Türkiye, kara para aklama ve terörün finansmanıyla mücadele alanında önemli bir adım atmaya hazırlanıyor. Mali Suçları Araştırma Kurulu (MASAK), 1 Ocak 2026’da yürürlüğe girmesi planlanan yeni genel tebliğ taslağını kamuoyunun görüşüne açtı. Bu düzenleme ile amaç, finansal kuruluşlar aracılığıyla gerçekleştirilen EFT, havale ve nakit işlemlerde şeffaflığı artırmak, kayıt dışı ekonomiyi daraltmak ve finansal sistemin güvenliğini güçlendirmek. Taslak, FATF üyesi ülkelerdeki uygulamalar dikkate alınarak hazırlandı ve özellikle yüksek tutarlı işlemlerde beyan zorunluluğunu kademeli bir sistemle hayata geçirmeyi öngörüyor.
Yeni sistem, işlem tutarına göre farklı beyan yükümlülükleri getiriyor. 200 bin TL ile 2 milyon TL arasındaki nakit işlemlerde, müşterilere işlem türleri listeden seçtirilirken, “diğer” veya “bireysel ödeme” gibi genel ifadeler tercih edilirse en az 20 karakter uzunluğunda açıklama yazılması istenecek. 2 milyon ile 20 milyon TL arasındaki işlemler için Nakit İşlem Beyan Formu doldurulacak. 20 milyon TL’yi aşan işlemlerde ise formun detaylı açıklamalar ve belgelerle desteklenmesi zorunlu olacak. Böylece bankaların ve finansal kuruluşların, işlemlerin amacını daha net tespit etmesi hedefleniyor.
Bununla birlikte, bazı işlemler kapsam dışında tutulmuş durumda. Aynı müşteri adına aynı banka içindeki hesaplar arası transferler, kamu kurumlarının işlemleri, bankalar arası işlemler, muhabir bankacılık faaliyetleri ve ATM’den yapılan 200 bin TL altındaki nakit işlemler tebliğ yükümlülüklerinden muaf olacak. Döviz işlemlerinde ise TL karşılığı, TCMB’nin ilgili gün için belirlediği kur üzerinden hesaplanacak.
Düzenlemenin ihlali halinde ciddi yaptırımlar söz konusu. Kanuna aykırı davrananlar bir yıldan üç yıla kadar hapis ve beş bin güne kadar adlî para cezasıyla karşılaşabilecek. Bu nedenle, hem finansal kuruluşların hem de müşterilerin yeni kurallara uyum sağlaması kritik önem taşıyor.
Tebliğ taslağı, şu an görüş alma aşamasında.
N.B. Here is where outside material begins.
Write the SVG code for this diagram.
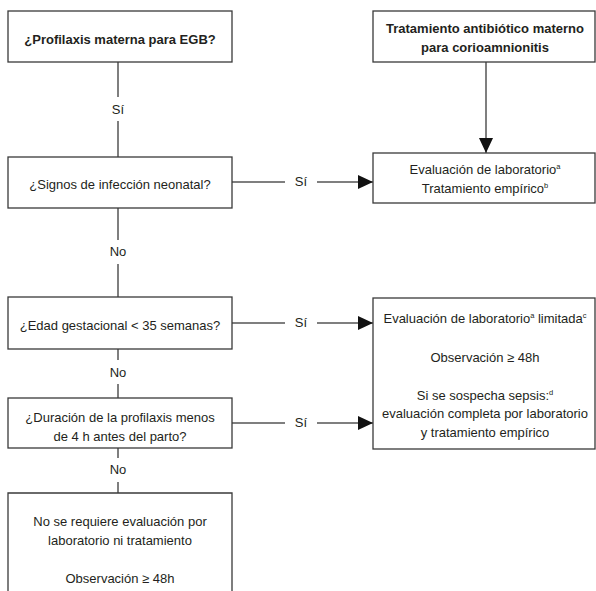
<svg xmlns="http://www.w3.org/2000/svg" width="596" height="591" viewBox="0 0 596 591">
<defs>
<style>
.box{fill:#fff;stroke:#3a3a3a;stroke-width:1.3}
.ln{fill:none;stroke:#555;stroke-width:1.5}
.t{font-family:"Liberation Sans",Arial,sans-serif;font-size:13px;fill:#231f20;text-anchor:middle}
.b{font-weight:bold}
.sup{font-size:7.5px}
</style>
<marker id="ah" markerUnits="userSpaceOnUse" markerWidth="16" markerHeight="14" refX="15" refY="7" orient="auto">
<path d="M0,0 L15,7 L0,14 Z" fill="#111"/>
</marker>
</defs>
<rect width="596" height="591" fill="#fff"/>
<g id="connectors">
<path class="ln" d="M118,62 V97 M118,121 V157"/>
<path class="ln" d="M486,62 V153" marker-end="url(#ah)"/>
<path class="ln" d="M232,182 H285"/>
<path class="ln" d="M317,182 H373" marker-end="url(#ah)"/>
<path class="ln" d="M118,208 V240 M118,264 V297"/>
<path class="ln" d="M232,323 H285"/>
<path class="ln" d="M317,323 H373" marker-end="url(#ah)"/>
<path class="ln" d="M118,349 V360 M118,384 V398"/>
<path class="ln" d="M232,423 H285"/>
<path class="ln" d="M317,423 H373" marker-end="url(#ah)"/>
<path class="ln" d="M118,448 V458 M118,482 V493"/>
<text class="t" x="118" y="114">Sí</text>
<text class="t" x="301" y="186">Sí</text>
<text class="t" x="118" y="256">No</text>
<text class="t" x="301" y="327">Sí</text>
<text class="t" x="118" y="377">No</text>
<text class="t" x="301" y="427">Sí</text>
<text class="t" x="118" y="474">No</text>
</g>
<g id="n1">
<rect class="box" x="8" y="11" width="224" height="51"/>
<text class="t b" x="120" y="44">¿Profilaxis materna para EGB?</text>
</g>
<g id="n2">
<rect class="box" x="373" y="11" width="222" height="51"/>
<text class="t b" x="485" y="33">Tratamiento antibiótico materno</text>
<text class="t b" x="485" y="52">para corioamnionitis</text>
</g>
<g id="n3">
<rect class="box" x="373" y="153" width="222" height="50"/>
<text class="t" x="485" y="174">Evaluación de laboratorio<tspan class="sup" dy="-5">a</tspan></text>
<text class="t" x="485" y="193">Tratamiento empírico<tspan class="sup" dy="-5">b</tspan></text>
</g>
<g id="n4">
<rect class="box" x="8" y="157" width="224" height="51"/>
<text class="t" x="120" y="189">¿Signos de infección neonatal?</text>
</g>
<g id="n5">
<rect class="box" x="8" y="297" width="224" height="52"/>
<text class="t" x="120" y="330">¿Edad gestacional &lt; 35 semanas?</text>
</g>
<g id="n6">
<rect class="box" x="373" y="298" width="222" height="151"/>
<text class="t" x="485" y="323">Evaluación de laboratorio<tspan class="sup" dy="-5">a</tspan><tspan dy="5"> limitada</tspan><tspan class="sup" dy="-5">c</tspan></text>
<text class="t" x="485" y="362">Observación ≥ 48h</text>
<text class="t" x="485" y="400">Si se sospecha sepsis:<tspan class="sup" dy="-5">d</tspan></text>
<text class="t" x="485" y="418">evaluación completa por laboratorio</text>
<text class="t" x="485" y="437">y tratamiento empírico</text>
</g>
<g id="n7">
<rect class="box" x="8" y="398" width="224" height="50"/>
<text class="t" x="120" y="422">¿Duración de la profilaxis menos</text>
<text class="t" x="120" y="441">de 4 h antes del parto?</text>
</g>
<g id="n8">
<path class="box" d="M8,600 V493 H232 V600"/>
<text class="t" x="120" y="526">No se requiere evaluación por</text>
<text class="t" x="120" y="545">laboratorio ni tratamiento</text>
<text class="t" x="120" y="583">Observación ≥ 48h</text>
</g>
</svg>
MASAK, 18 Ağustos 2025’e kadar gelecek öneri ve eleştirileri değerlendirecek. Burada önemli olan noktalardan biri, işlem tutarının hesaplanmasında “parçalara bölme” durumunun netleştirilmesi. Örneğin, 500 bin TL’lik bir işlem beş gün boyunca 100 bin TL’lik parçalar halinde yapılırsa, bu durumun kuralları aşmak için bir yöntem olup olmayacağı açıkça belirtilmeli. Ayrıca, ilk etapta 200 bin TL sınırının döviz karşılığına göre esnetilmesi, özellikle enflasyonun yüksek olduğu ortamda, uygulamanın daha gerçekçi olmasını sağlayabilir.
Bana göre, MASAK’ın bu düzenlemesi yerinde ve gerekli. Ancak işin başarısı, sadece mevzuatın sertliğinde değil, uygulamanın netliğinde ve kamuoyunun bilgilendirilmesinde yatıyor. Tebliğ yürürlüğe girmeden önce bankalar ve finansal kuruluşlar için detaylı bir kullanım kılavuzu hazırlanmalı, müşterilere yönelik sade anlatımlı rehberler yayımlanmalı. Aksi halde, iyi niyetli kullanıcıların bile teknik eksikler nedeniyle cezai yaptırımla karşılaşma riski doğabilir. Türkiye, bu adımı doğru şekilde uygularsa, hem uluslararası finansal itibarını güçlendirebilir hem de kayıt dışı ekonomiyi daraltma yolunda önemli bir mesafe kat edebilir.